Short task: All of the material below is to be restated word for word, apart from the pictures.

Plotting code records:
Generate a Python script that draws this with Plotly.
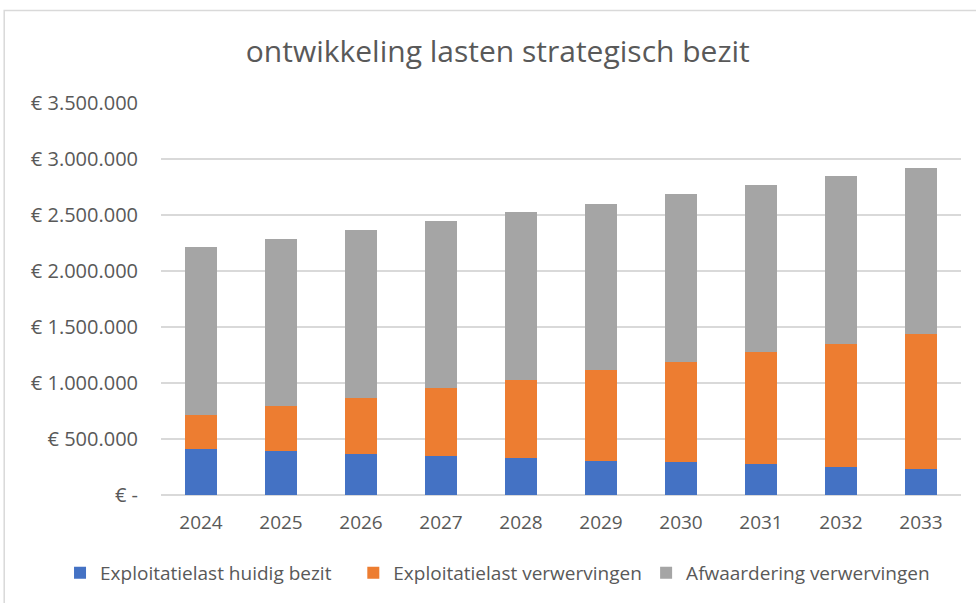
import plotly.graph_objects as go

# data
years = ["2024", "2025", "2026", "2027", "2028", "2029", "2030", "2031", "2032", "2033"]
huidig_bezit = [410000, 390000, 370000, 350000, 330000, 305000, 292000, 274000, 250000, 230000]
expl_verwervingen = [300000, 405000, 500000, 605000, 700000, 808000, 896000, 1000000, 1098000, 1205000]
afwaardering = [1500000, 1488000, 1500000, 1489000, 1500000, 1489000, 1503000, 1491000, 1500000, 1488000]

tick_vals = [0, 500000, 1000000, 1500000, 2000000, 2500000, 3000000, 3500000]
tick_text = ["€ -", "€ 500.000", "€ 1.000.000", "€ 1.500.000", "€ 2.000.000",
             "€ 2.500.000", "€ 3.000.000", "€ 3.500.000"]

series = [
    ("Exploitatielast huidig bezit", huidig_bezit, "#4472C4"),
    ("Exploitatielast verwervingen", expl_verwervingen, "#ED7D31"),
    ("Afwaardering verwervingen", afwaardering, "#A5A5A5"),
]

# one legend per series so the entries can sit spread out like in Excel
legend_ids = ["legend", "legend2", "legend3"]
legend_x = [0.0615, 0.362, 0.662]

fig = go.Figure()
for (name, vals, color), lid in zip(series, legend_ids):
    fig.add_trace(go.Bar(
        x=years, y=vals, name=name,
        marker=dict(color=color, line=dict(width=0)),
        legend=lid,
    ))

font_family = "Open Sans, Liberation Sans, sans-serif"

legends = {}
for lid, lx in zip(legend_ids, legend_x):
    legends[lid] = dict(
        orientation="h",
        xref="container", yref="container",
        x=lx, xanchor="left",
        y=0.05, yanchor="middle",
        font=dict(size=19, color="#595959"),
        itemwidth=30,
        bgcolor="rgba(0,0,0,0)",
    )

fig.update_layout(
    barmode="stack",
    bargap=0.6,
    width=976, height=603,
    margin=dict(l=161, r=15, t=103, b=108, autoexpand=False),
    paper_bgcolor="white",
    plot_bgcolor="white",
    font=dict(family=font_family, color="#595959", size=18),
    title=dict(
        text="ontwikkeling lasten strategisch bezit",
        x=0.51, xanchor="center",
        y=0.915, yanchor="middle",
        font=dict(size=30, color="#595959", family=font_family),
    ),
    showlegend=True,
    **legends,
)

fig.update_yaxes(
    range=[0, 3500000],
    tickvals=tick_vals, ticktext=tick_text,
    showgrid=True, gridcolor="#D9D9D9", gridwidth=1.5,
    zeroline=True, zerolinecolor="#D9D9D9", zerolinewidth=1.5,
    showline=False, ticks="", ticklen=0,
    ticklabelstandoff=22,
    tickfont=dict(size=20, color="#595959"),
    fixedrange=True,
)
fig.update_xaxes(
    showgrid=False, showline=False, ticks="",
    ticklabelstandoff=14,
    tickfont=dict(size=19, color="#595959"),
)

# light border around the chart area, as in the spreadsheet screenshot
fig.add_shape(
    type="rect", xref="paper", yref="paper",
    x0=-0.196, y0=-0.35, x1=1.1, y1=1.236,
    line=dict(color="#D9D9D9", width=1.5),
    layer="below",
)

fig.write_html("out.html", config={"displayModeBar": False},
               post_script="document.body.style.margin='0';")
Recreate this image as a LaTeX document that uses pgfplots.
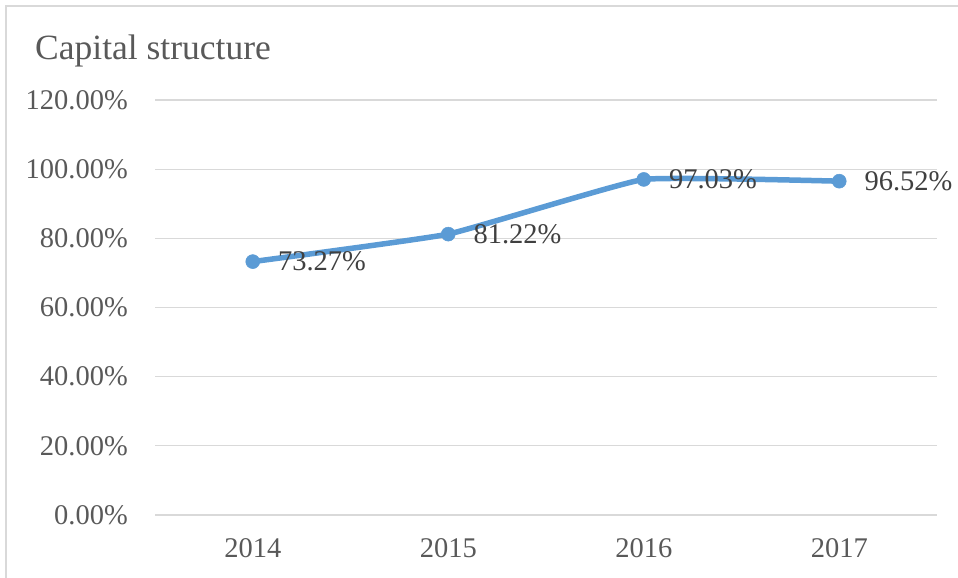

Reply to the task:
Generate a Python script that draws this with Plotly.
import plotly.graph_objects as go

# data
years = ["2024", "2025", "2026", "2027", "2028", "2029", "2030", "2031", "2032", "2033"]
huidig_bezit = [410000, 390000, 370000, 350000, 330000, 305000, 292000, 274000, 250000, 230000]
expl_verwervingen = [300000, 405000, 500000, 605000, 700000, 808000, 896000, 1000000, 1098000, 1205000]
afwaardering = [1500000, 1488000, 1500000, 1489000, 1500000, 1489000, 1503000, 1491000, 1500000, 1488000]

tick_vals = [0, 500000, 1000000, 1500000, 2000000, 2500000, 3000000, 3500000]
tick_text = ["€ -", "€ 500.000", "€ 1.000.000", "€ 1.500.000", "€ 2.000.000",
             "€ 2.500.000", "€ 3.000.000", "€ 3.500.000"]

series = [
    ("Exploitatielast huidig bezit", huidig_bezit, "#4472C4"),
    ("Exploitatielast verwervingen", expl_verwervingen, "#ED7D31"),
    ("Afwaardering verwervingen", afwaardering, "#A5A5A5"),
]

# one legend per series so the entries can sit spread out like in Excel
legend_ids = ["legend", "legend2", "legend3"]
legend_x = [0.0615, 0.362, 0.662]

fig = go.Figure()
for (name, vals, color), lid in zip(series, legend_ids):
    fig.add_trace(go.Bar(
        x=years, y=vals, name=name,
        marker=dict(color=color, line=dict(width=0)),
        legend=lid,
    ))

font_family = "Open Sans, Liberation Sans, sans-serif"

legends = {}
for lid, lx in zip(legend_ids, legend_x):
    legends[lid] = dict(
        orientation="h",
        xref="container", yref="container",
        x=lx, xanchor="left",
        y=0.05, yanchor="middle",
        font=dict(size=19, color="#595959"),
        itemwidth=30,
        bgcolor="rgba(0,0,0,0)",
    )

fig.update_layout(
    barmode="stack",
    bargap=0.6,
    width=976, height=603,
    margin=dict(l=161, r=15, t=103, b=108, autoexpand=False),
    paper_bgcolor="white",
    plot_bgcolor="white",
    font=dict(family=font_family, color="#595959", size=18),
    title=dict(
        text="ontwikkeling lasten strategisch bezit",
        x=0.51, xanchor="center",
        y=0.915, yanchor="middle",
        font=dict(size=30, color="#595959", family=font_family),
    ),
    showlegend=True,
    **legends,
)

fig.update_yaxes(
    range=[0, 3500000],
    tickvals=tick_vals, ticktext=tick_text,
    showgrid=True, gridcolor="#D9D9D9", gridwidth=1.5,
    zeroline=True, zerolinecolor="#D9D9D9", zerolinewidth=1.5,
    showline=False, ticks="", ticklen=0,
    ticklabelstandoff=22,
    tickfont=dict(size=20, color="#595959"),
    fixedrange=True,
)
fig.update_xaxes(
    showgrid=False, showline=False, ticks="",
    ticklabelstandoff=14,
    tickfont=dict(size=19, color="#595959"),
)

# light border around the chart area, as in the spreadsheet screenshot
fig.add_shape(
    type="rect", xref="paper", yref="paper",
    x0=-0.196, y0=-0.35, x1=1.1, y1=1.236,
    line=dict(color="#D9D9D9", width=1.5),
    layer="below",
)

fig.write_html("out.html", config={"displayModeBar": False},
               post_script="document.body.style.margin='0';")
Recreate this image as a LaTeX document that uses pgfplots.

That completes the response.